Honda will tune the scalable General Motors EV platform and Ultium batteries to suit its needs.

General Motors will help Honda develop its next two electric vehicles, due in North Amercian dealers by the 2024 model year. The Honda EVs will make use of GM’s proprietary Ultium battery technology and modular electric vehicle platform, although the Japanese automaker will engineer the architecture to suit consumer expectations and design priorities.

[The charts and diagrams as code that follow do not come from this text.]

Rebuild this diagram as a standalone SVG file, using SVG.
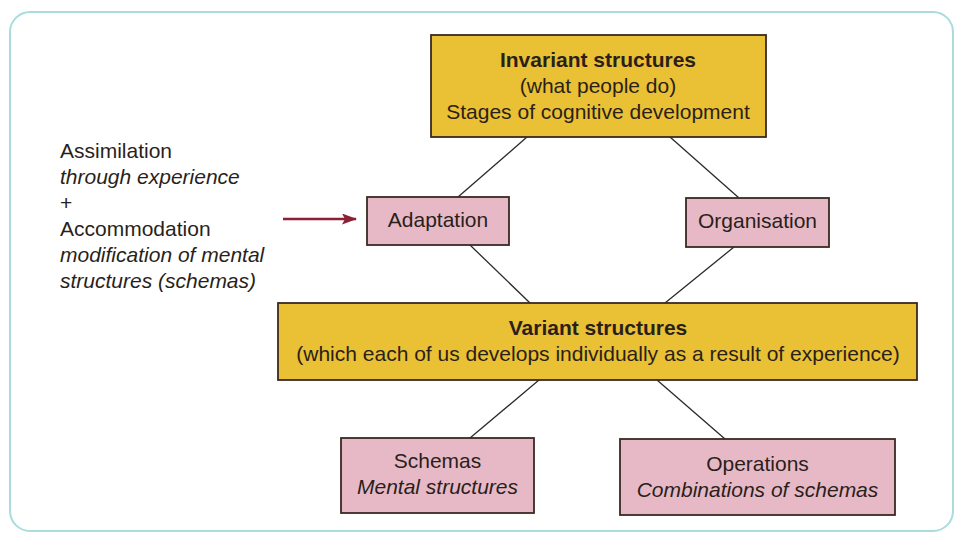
<svg xmlns="http://www.w3.org/2000/svg" width="957" height="535" viewBox="0 0 957 535">
<defs>
<style>
.frame{fill:#ffffff;stroke:#a9dcdc;stroke-width:2}
.gold{fill:#eac034;stroke:#3a2a22;stroke-width:1.8}
.pink{fill:#e7b9c6;stroke:#3a2a22;stroke-width:1.8}
.t{font-family:"Liberation Sans",Arial,sans-serif;font-size:21px;fill:#2a1f1a}
.c{text-anchor:middle}
.b{font-weight:bold}
.i{font-style:italic}
.conn line{stroke:#2a2a2a;stroke-width:1.3}
.arr{stroke:#8b1f33;stroke-width:2.6;fill:none}
</style>
<marker id="ah" markerWidth="15" markerHeight="11" refX="14" refY="5.5" orient="auto" markerUnits="userSpaceOnUse">
<path d="M0,0 L15,5.5 L0,11 L3,5.5 Z" fill="#8b1f33"/>
</marker>
</defs>
<rect x="0" y="0" width="957" height="535" fill="#ffffff"/>
<rect class="frame" x="10" y="12" width="943" height="519" rx="20" ry="20"/>

<g id="connectors" class="conn">
<line x1="527" y1="137" x2="458" y2="197"/>
<line x1="670" y1="137" x2="739" y2="198"/>
<line x1="470" y1="245" x2="530" y2="303"/>
<line x1="734" y1="247" x2="665" y2="303"/>
<line x1="539" y1="380" x2="470" y2="438"/>
<line x1="657" y1="380" x2="725" y2="439"/>
</g>

<g id="input-text">
<text class="t" x="60" y="158">Assimilation</text>
<text class="t i" x="60" y="184">through experience</text>
<text class="t" x="60" y="210">+</text>
<text class="t" x="60" y="236">Accommodation</text>
<text class="t i" x="60" y="262">modification of mental</text>
<text class="t i" x="60" y="288">structures (schemas)</text>
</g>

<g id="arrow">
<line class="arr" x1="283" y1="219" x2="356" y2="219" marker-end="url(#ah)"/>
</g>

<g id="invariant">
<rect class="gold" x="431" y="35" width="335" height="102"/>
<text class="t c b" x="598" y="67">Invariant structures</text>
<text class="t c" x="598" y="93">(what people do)</text>
<text class="t c" x="598" y="119">Stages of cognitive development</text>
</g>

<g id="adaptation">
<rect class="pink" x="367" y="197" width="142" height="48"/>
<text class="t c" x="438" y="227">Adaptation</text>
</g>

<g id="organisation">
<rect class="pink" x="686" y="198" width="143" height="49"/>
<text class="t c" x="757.5" y="228">Organisation</text>
</g>

<g id="variant">
<rect class="gold" x="278" y="303" width="639" height="77"/>
<text class="t c b" x="598" y="335">Variant structures</text>
<text class="t c" x="598" y="361">(which each of us develops individually as a result of experience)</text>
</g>

<g id="schemas">
<rect class="pink" x="341" y="438" width="193" height="75"/>
<text class="t c" x="437.5" y="468">Schemas</text>
<text class="t c i" x="437.5" y="494">Mental structures</text>
</g>

<g id="operations">
<rect class="pink" x="620" y="439" width="275" height="76"/>
<text class="t c" x="757.5" y="471">Operations</text>
<text class="t c i" x="757.5" y="497">Combinations of schemas</text>
</g>
</svg>
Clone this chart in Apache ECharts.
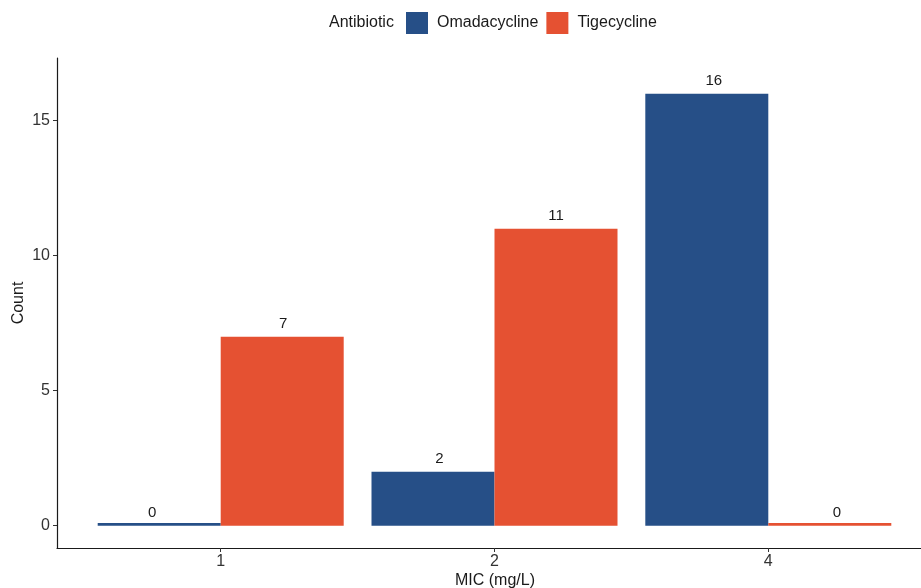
<!DOCTYPE html>
<html>
<head>
<meta charset="utf-8">
<script src="https://cdn.jsdelivr.net/npm/echarts@6/dist/echarts.min.js"></script>
<style>
html,body{margin:0;padding:0;background:#fff;}
#chart{width:921px;height:588px;}
</style>
</head>
<body>
<div id="chart"></div>
<script>
var categories = ["1", "2", "4"];
var categoryPositions = [1, 2, 3];
var seriesNames = ["Omadacycline", "Tigecycline"];
var omadacycline = [0, 2, 16];
var tigecycline = [7, 11, 0];
var yTicks = [0, 5, 10, 15];
var colors = ["#264F87", "#E55132"];
// horizontal nudge of value labels (pixels), as seen in the reference
var omaLabelDx = [-7, 6.5, 7];
var tigLabelDx = [1, 0, 7];
var FONT = "Liberation Sans, Arial, Helvetica, sans-serif";

function buildData(vals, dxs) {
  return vals.map(function (v, i) {
    return {
      value: [categoryPositions[i], v === 0 ? 0.1 : v],
      count: v,
      label: { offset: [dxs[i], v === 0 ? 2.7 : 0] }
    };
  });
}

function makeSeries(name, vals, dxs, color) {
  return {
    name: name,
    type: 'bar',
    data: buildData(vals, dxs),
    barWidth: 123,
    barGap: '0%',
    itemStyle: { color: color },
    label: {
      show: true,
      position: 'top',
      distance: 5,
      fontFamily: FONT,
      fontSize: 15,
      color: '#1a1a1a',
      formatter: function (p) { return String(p.data.count); }
    },
    emphasis: { disabled: true }
  };
}

var chart = echarts.init(document.getElementById('chart'), null, { renderer: 'canvas' });
chart.setOption({
  animation: false,
  backgroundColor: '#fff',
  textStyle: { fontFamily: FONT },
  grid: { left: 57, right: 0, top: 58, bottom: 40, containLabel: false },
  legend: {
    data: seriesNames,
    left: 406,
    top: 12,
    padding: 0,
    itemWidth: 22,
    itemHeight: 22,
    itemGap: 8,
    icon: 'rect',
    textStyle: { fontFamily: FONT, fontSize: 16, color: '#1a1a1a', padding: [4, 0, 0, 4] }
  },
  xAxis: {
    type: 'value',
    min: 0.4021,
    max: 3.5577,
    splitLine: { show: false },
    axisLine: { show: true, onZero: false, lineStyle: { color: '#1a1a1a', width: 1.2 } },
    axisTick: { show: true, length: 4, customValues: categoryPositions, lineStyle: { color: '#333', width: 1 } },
    axisLabel: {
      show: true,
      customValues: categoryPositions,
      margin: 6,
      fontFamily: FONT,
      fontSize: 16,
      color: '#333',
      formatter: function (v) {
        var idx = categoryPositions.indexOf(Math.round(v));
        return idx >= 0 ? categories[idx] : '';
      }
    }
  },
  yAxis: {
    type: 'value',
    min: -0.826,
    max: 17.32,
    splitLine: { show: false },
    axisLine: { show: true, onZero: false, lineStyle: { color: '#1a1a1a', width: 1.2 } },
    axisTick: { show: true, length: 4, customValues: yTicks, lineStyle: { color: '#333', width: 1 } },
    axisLabel: {
      show: true,
      customValues: yTicks,
      margin: 7,
      fontFamily: FONT,
      fontSize: 16,
      color: '#333'
    }
  },
  series: [
    makeSeries(seriesNames[0], omadacycline, omaLabelDx, colors[0]),
    makeSeries(seriesNames[1], tigecycline, tigLabelDx, colors[1])
  ],
  graphic: [
    {
      type: 'text', left: 329, top: 15,
      style: { text: 'Antibiotic', font: '16px ' + FONT, fill: '#1a1a1a' }
    },
    {
      type: 'text', x: 495, y: 581,
      style: { text: 'MIC (mg/L)', font: '16px ' + FONT, fill: '#1a1a1a', align: 'center', verticalAlign: 'middle' }
    },
    {
      type: 'text', x: 19, y: 303, rotation: Math.PI / 2,
      style: { text: 'Count', font: '16px ' + FONT, fill: '#1a1a1a', align: 'center', verticalAlign: 'middle' }
    }
  ]
});
</script>
</body>
</html>
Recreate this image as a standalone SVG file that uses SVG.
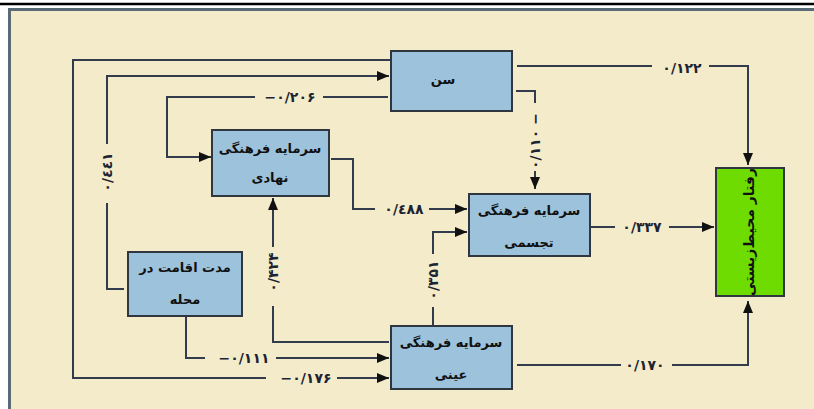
<svg xmlns="http://www.w3.org/2000/svg" width="814" height="409" viewBox="0 0 814 409">
<style>
.node{fill:#9dc3dc;stroke:#2f3640;stroke-width:2}
.goal{fill:#6edc00;stroke:#2f3640;stroke-width:2}
.c{fill:none;stroke:#323c4c;stroke-width:2}
.t{font-family:"DejaVu Sans",sans-serif;font-size:13px;font-weight:bold;fill:#111;text-anchor:middle;dominant-baseline:central}
.l{font-family:"DejaVu Sans",sans-serif;font-size:14px;font-weight:bold;fill:#1c2333;text-anchor:middle;dominant-baseline:central}
</style>
<defs>
<marker id="ah" markerUnits="userSpaceOnUse" markerWidth="12" markerHeight="10" refX="12" refY="5" orient="auto">
<path d="M0,0 L12,5 L0,10 Z" fill="#111"/>
</marker>
</defs>
<rect width="814" height="409" fill="#fff"/>
<line x1="0" y1="4" x2="814" y2="4" stroke="#000" stroke-width="2.5"/>
<rect x="9.5" y="9.5" width="820" height="420" fill="#f3ebc9" stroke="#5b6b75" stroke-width="3"/>

<g id="connectors">
<path class="c" d="M391,60 H73 V378 H266"/>
<path class="c" d="M337,378 H389" marker-end="url(#ah)"/>
<text class="l" x="306" y="378">−۰/۱۷۶</text>

<path class="c" d="M124,289 H107 V203"/>
<path class="c" d="M107,144 V76 H389" marker-end="url(#ah)"/>
<text class="l" transform="translate(107,172) rotate(-90)">۰/٤٤۱</text>

<path class="c" d="M388,97 H323"/>
<path class="c" d="M255,97 H167 V157 H211" marker-end="url(#ah)"/>
<text class="l" x="290" y="97">−۰/۲۰۶</text>

<path class="c" d="M516,91 H535 V103"/>
<path class="c" d="M535,171 V189" marker-end="url(#ah)"/>
<text class="l" transform="translate(535,141) rotate(-90)">۰/۱۱۰  −</text>

<path class="c" d="M331,159 H353 V209 H375"/>
<path class="c" d="M429,209 H467" marker-end="url(#ah)"/>
<text class="l" x="404" y="209">۰/٤۸۸</text>

<path class="c" d="M433,326 V307"/>
<path class="c" d="M433,254 V232 H467" marker-end="url(#ah)"/>
<text class="l" transform="translate(433,280) rotate(-90)">۰/۳۵۱</text>

<path class="c" d="M389,342 H273 V306"/>
<path class="c" d="M273,247 V198" marker-end="url(#ah)"/>
<text class="l" transform="translate(273,272) rotate(-90)">۰/۴۲۴</text>

<path class="c" d="M186,316 V358 H205"/>
<path class="c" d="M276,358 H389" marker-end="url(#ah)"/>
<text class="l" x="244" y="358">−۰/۱۱۱</text>

<path class="c" d="M590,227 H615"/>
<path class="c" d="M669,227 H714" marker-end="url(#ah)"/>
<text class="l" x="642" y="227">۰/۳۳۷</text>

<path class="c" d="M517,66 H652"/>
<path class="c" d="M709,66 H748 V165" marker-end="url(#ah)"/>
<text class="l" x="682" y="68">۰/۱۲۲</text>

<path class="c" d="M517,365 H621"/>
<path class="c" d="M672,365 H748 V301" marker-end="url(#ah)"/>
<text class="l" x="645" y="365">۰/۱۷۰</text>
</g>

<g id="age">
<rect class="node" x="391" y="51" width="121" height="60"/>
<text class="t" x="443" y="79">سن</text>
</g>
<g id="institutional">
<rect class="node" x="212" y="130" width="117" height="66"/>
<text class="t" x="270" y="148">سرمایه فرهنگی</text>
<text class="t" x="270" y="177">نهادی</text>
</g>
<g id="embodied">
<rect class="node" x="469" y="194" width="121" height="62"/>
<text class="t" x="529" y="210">سرمایه فرهنگی</text>
<text class="t" x="529" y="242">تجسمی</text>
</g>
<g id="objectified">
<rect class="node" x="391" y="326" width="121" height="63"/>
<text class="t" x="451" y="342">سرمایه فرهنگی</text>
<text class="t" x="451" y="374">عینی</text>
</g>
<g id="residence">
<rect class="node" x="128" y="252" width="114" height="64"/>
<text class="t" x="185" y="267">مدت اقامت در</text>
<text class="t" x="185" y="299">محله</text>
</g>
<g id="behavior">
<rect class="goal" x="716" y="168" width="68" height="128"/>
<text class="t" style="font-size:14px" transform="translate(749,232) rotate(-90)">رفتار محیط‌زیستی</text>
</g>
</svg>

GM Ultium batteries, which were announced early last month, use proprietary low-cobalt chemistry, and the cells are stackable, either vertically or horizontally, to optimize energy storage for a variety of different vehicle types. Ultium power will make its way into the company’s scalable electric vehicle platform, which will underpin vehicles as diverse as the Cruise Origin self-driving car, Cadillac Lyriq luxury SUV, and future electric GM work trucks. The platform will allow for front-, rear-, and all-wheel drive, further improving flexibility.

Honda, however, will provide engineering input on the platform before it makes its way into the automaker’s vehicles. Furthermore, interior and exterior design work on the EVs will be all-Honda, ensuring they have a look and feel consistent with the brand’s other products. Both new electric vehicles will be built at GM’s North American manufacturing facilities.

The announcement makes good sense for both auto companies. The joint agreement allows GM to defray battery and platform development costs across even more vehicle lines, and assembling Honda vehicles in GM plants will streamline production. Honda, meanwhile, will be able to speed up the introduction of its own long-distance EVs, and both companies benefit from an expanded economy of scale.

It’s also not the first time the two auto giants have teamed up on advanced technology. Honda and GM have collaborated on fuel-cell development before, and both companies contributed significantly to the Cruise Origin’s autonomous driving technology. Going back even further, a Honda-built V6 made its way into the GM-engineered Saturn Vue starting in 2004.